--- BEGIN Record excerpts ---

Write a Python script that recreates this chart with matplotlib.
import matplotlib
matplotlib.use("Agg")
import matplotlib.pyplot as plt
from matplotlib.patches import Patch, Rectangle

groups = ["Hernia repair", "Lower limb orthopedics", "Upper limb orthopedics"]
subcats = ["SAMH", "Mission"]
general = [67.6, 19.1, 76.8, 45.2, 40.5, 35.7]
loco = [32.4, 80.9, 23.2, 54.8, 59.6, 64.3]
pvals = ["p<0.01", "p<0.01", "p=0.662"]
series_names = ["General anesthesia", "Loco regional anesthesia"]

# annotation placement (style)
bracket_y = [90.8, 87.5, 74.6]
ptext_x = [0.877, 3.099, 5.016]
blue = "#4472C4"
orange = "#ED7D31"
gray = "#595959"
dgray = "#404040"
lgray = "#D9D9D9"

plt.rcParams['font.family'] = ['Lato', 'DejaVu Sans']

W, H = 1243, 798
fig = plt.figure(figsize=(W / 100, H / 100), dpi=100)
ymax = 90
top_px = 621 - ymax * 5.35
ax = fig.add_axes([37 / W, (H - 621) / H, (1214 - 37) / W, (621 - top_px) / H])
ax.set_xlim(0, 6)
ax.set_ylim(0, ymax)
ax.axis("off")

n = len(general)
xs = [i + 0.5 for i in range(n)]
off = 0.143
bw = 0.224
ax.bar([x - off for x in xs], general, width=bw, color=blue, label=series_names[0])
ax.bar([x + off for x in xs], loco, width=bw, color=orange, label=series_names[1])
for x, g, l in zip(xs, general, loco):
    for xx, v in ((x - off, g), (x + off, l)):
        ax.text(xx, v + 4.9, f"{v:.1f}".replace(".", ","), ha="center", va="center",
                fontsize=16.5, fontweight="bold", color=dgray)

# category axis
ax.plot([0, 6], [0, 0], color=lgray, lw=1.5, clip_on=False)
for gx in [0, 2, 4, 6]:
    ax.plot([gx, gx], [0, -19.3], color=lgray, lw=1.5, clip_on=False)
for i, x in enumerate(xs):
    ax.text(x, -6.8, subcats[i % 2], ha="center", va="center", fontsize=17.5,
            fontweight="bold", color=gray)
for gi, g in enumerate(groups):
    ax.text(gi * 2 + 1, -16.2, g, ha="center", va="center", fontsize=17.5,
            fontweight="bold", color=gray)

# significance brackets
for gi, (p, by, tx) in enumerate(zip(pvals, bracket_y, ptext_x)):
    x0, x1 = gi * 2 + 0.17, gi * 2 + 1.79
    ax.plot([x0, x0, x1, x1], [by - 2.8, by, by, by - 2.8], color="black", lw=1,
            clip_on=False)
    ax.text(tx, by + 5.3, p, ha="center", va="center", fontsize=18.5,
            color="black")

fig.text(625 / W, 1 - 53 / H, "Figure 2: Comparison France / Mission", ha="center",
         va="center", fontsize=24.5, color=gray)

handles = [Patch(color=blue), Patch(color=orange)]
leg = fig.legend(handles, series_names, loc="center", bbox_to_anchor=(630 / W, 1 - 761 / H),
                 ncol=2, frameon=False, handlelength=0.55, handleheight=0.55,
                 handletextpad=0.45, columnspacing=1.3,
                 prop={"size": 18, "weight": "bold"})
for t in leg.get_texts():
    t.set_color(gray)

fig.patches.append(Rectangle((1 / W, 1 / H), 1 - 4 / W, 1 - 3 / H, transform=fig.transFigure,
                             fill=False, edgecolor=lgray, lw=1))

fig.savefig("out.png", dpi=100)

--- END Record excerpts ---
--- BEGIN Record excerpts ---

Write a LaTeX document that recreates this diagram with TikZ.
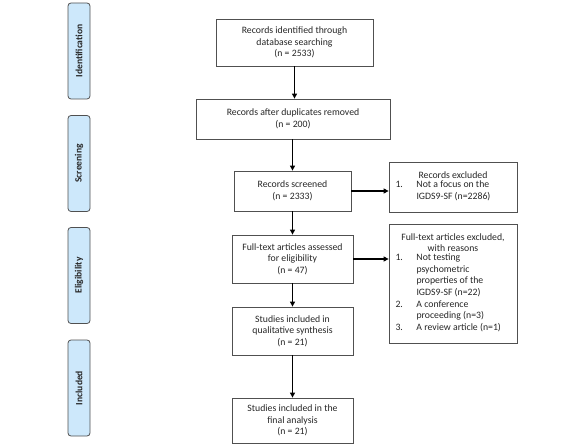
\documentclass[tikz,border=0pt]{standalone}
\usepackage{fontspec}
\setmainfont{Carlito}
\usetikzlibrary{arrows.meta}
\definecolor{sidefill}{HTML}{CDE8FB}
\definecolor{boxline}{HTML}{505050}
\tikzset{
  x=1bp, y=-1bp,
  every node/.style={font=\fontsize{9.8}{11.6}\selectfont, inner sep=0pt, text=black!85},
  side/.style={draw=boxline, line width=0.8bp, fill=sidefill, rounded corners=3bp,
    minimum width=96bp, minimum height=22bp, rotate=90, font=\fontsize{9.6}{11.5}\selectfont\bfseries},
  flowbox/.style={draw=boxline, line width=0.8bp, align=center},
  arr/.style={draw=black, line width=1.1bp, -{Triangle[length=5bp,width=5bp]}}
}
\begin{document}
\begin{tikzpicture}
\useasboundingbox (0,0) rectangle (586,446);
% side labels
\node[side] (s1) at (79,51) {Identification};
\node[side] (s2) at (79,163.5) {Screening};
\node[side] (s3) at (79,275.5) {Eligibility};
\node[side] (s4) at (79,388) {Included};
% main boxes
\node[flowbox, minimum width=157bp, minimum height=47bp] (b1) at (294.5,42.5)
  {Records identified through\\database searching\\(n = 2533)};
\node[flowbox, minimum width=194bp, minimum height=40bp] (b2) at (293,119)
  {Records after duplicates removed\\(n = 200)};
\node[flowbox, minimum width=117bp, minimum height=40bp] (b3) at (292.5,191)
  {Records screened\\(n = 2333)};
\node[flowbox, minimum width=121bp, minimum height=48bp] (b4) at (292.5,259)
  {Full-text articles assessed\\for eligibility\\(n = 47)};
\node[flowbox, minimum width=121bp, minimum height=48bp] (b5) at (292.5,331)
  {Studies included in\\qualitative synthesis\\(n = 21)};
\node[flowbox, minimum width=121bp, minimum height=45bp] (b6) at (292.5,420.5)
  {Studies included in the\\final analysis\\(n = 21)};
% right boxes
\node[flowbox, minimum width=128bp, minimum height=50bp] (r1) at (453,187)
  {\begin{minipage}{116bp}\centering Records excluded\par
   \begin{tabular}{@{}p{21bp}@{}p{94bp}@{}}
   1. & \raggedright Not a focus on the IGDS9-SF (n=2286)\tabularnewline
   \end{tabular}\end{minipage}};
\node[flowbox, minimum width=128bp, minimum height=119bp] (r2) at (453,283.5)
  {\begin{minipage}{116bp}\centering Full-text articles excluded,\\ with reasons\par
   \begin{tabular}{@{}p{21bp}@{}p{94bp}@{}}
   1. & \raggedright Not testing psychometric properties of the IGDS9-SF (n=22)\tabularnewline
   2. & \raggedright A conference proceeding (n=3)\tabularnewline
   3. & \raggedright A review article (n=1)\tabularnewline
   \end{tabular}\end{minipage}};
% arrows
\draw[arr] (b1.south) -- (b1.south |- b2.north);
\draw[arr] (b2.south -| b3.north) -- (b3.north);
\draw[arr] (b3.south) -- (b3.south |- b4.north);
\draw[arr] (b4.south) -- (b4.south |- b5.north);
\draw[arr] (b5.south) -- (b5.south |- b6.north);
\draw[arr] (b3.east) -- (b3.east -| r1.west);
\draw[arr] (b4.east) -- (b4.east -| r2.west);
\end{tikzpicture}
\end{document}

--- END Record excerpts ---
--- BEGIN Record excerpts ---

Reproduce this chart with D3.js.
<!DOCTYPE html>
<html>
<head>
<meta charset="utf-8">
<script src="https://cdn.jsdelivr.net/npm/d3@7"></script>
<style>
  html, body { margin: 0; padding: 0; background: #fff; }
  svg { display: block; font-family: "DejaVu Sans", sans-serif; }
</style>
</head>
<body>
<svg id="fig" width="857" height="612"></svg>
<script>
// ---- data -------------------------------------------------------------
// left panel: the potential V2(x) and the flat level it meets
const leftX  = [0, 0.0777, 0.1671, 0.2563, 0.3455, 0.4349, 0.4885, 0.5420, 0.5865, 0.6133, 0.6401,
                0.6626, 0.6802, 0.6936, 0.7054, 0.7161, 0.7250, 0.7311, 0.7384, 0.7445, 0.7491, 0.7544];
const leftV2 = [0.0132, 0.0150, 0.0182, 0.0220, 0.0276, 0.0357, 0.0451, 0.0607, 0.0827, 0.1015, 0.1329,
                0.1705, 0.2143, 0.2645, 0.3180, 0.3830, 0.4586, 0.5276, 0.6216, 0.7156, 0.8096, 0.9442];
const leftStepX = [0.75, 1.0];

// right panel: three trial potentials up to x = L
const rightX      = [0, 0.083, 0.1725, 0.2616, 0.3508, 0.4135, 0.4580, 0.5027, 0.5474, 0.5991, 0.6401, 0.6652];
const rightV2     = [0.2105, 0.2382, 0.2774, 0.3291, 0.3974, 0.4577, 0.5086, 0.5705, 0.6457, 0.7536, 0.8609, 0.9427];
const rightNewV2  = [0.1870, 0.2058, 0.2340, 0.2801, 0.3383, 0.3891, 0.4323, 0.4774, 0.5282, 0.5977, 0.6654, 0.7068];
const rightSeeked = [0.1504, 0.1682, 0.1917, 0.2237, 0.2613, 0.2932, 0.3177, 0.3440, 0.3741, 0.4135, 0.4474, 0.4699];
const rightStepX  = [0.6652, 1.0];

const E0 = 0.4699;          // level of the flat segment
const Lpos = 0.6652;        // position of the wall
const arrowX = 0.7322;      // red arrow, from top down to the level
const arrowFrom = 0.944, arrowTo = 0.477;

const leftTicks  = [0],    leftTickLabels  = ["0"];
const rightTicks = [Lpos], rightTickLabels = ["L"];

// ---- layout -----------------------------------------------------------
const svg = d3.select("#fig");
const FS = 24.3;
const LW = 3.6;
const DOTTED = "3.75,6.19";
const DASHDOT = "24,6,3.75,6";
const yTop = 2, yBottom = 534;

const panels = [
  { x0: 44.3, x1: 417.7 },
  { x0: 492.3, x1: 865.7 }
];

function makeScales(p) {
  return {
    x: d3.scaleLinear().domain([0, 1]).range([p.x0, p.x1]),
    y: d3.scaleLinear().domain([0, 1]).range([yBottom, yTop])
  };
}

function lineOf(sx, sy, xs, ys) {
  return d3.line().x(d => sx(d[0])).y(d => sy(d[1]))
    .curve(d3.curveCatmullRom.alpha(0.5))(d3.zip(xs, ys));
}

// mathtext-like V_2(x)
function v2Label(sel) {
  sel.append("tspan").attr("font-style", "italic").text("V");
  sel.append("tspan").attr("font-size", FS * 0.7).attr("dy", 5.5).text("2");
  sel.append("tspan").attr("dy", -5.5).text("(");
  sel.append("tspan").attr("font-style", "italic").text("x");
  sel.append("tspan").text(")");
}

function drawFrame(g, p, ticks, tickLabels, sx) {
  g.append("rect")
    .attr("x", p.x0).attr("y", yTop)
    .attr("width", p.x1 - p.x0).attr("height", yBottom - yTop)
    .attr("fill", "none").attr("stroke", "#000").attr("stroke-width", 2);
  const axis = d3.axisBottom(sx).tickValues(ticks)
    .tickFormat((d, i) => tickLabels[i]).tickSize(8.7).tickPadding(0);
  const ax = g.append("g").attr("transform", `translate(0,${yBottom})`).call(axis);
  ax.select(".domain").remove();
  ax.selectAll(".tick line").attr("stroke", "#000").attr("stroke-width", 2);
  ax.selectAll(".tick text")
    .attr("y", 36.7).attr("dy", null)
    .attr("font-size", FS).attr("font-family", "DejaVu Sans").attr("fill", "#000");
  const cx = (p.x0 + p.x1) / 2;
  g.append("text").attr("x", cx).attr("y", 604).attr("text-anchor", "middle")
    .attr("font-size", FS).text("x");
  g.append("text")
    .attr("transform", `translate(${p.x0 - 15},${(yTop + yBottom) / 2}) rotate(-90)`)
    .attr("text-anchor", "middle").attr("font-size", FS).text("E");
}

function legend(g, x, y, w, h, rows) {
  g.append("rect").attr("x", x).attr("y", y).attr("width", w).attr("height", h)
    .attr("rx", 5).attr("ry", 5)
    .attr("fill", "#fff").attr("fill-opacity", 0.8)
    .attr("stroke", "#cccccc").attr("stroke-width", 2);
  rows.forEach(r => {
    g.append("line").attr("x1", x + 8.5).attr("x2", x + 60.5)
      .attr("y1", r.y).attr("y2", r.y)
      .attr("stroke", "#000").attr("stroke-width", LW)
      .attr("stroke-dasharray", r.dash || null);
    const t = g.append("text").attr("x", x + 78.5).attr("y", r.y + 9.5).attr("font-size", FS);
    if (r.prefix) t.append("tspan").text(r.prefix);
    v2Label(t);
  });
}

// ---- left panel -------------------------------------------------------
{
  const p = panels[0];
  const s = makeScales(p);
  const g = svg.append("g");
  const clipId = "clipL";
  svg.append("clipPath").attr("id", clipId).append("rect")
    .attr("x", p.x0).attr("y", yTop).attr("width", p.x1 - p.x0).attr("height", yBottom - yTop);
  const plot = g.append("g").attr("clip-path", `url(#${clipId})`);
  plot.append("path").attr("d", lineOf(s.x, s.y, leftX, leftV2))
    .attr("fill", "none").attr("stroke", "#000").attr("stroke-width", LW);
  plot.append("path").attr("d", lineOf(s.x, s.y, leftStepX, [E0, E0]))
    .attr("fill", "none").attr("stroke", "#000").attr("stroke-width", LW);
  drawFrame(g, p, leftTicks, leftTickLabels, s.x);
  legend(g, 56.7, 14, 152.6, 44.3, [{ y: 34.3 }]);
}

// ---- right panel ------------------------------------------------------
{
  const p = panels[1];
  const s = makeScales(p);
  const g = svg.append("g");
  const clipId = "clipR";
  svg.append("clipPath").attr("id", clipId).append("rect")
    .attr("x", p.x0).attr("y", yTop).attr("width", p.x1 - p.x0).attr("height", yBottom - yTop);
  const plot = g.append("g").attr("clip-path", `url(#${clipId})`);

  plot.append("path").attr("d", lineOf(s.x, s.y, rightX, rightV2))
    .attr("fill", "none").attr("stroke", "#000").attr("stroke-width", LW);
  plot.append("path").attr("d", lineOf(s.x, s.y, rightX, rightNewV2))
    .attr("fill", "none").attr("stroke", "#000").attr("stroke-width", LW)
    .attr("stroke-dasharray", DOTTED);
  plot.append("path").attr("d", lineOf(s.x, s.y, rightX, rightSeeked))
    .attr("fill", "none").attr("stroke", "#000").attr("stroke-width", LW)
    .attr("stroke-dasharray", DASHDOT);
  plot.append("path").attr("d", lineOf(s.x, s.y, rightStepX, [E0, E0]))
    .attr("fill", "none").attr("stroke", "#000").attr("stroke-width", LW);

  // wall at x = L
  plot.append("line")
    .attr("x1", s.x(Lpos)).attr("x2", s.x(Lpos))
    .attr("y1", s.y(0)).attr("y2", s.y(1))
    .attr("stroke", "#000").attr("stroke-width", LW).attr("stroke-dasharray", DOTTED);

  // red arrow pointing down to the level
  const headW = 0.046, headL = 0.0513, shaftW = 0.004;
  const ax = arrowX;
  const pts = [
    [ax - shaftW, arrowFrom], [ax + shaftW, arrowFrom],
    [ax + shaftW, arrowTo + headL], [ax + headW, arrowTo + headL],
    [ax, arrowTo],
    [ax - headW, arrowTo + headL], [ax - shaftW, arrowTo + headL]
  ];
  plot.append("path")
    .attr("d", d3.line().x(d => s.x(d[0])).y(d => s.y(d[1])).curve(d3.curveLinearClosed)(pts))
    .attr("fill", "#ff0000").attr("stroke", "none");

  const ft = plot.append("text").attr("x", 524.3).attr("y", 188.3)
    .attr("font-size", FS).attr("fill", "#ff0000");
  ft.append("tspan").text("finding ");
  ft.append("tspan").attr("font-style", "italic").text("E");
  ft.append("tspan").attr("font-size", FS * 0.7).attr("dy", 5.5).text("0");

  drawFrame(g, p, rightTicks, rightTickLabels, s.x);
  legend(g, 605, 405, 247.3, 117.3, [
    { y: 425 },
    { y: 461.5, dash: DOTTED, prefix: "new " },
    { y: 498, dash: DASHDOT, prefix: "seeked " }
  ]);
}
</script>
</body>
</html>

--- END Record excerpts ---

*Challenge*
Pull out the lines above in which the word "this" appears.

*Answer*
Write a Python script that recreates this chart with matplotlib.
Write a LaTeX document that recreates this diagram with TikZ.
Reproduce this chart with D3.js.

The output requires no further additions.